Check each line of the records for "this"; collect those that have it.

ENTRIES
⁂

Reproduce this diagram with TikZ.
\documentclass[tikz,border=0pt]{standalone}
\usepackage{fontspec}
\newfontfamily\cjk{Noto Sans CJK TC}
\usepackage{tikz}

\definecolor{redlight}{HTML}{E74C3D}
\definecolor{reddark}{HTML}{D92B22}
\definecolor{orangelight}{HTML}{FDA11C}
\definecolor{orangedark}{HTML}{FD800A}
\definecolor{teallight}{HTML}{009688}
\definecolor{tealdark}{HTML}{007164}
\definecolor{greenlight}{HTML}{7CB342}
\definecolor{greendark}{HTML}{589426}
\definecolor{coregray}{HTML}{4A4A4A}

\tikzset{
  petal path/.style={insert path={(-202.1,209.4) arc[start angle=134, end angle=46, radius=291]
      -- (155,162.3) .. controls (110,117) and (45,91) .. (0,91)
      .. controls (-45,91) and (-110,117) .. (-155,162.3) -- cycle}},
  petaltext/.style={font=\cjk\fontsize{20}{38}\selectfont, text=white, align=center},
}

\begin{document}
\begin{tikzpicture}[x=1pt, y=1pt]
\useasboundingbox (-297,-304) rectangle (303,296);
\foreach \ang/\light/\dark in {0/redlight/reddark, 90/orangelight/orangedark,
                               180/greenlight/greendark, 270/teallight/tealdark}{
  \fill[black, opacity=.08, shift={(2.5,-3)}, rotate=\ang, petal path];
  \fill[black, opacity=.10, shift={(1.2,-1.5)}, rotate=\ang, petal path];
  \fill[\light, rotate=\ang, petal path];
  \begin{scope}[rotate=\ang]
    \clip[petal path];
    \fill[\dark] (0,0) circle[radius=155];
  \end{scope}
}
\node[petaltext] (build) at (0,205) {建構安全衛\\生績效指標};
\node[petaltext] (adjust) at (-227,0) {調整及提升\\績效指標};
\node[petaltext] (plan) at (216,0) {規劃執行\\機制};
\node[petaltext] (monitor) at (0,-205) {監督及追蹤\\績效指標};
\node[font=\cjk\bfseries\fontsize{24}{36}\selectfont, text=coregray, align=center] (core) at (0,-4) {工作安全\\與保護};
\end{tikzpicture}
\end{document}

⁂

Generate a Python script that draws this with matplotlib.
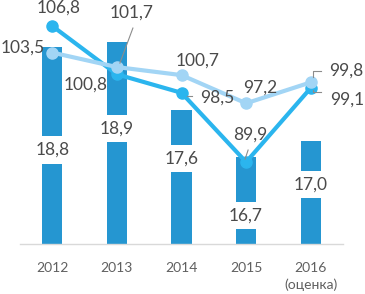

⁂

THE RESPONSE
Reproduce this diagram with TikZ.
Generate a Python script that draws this with matplotlib.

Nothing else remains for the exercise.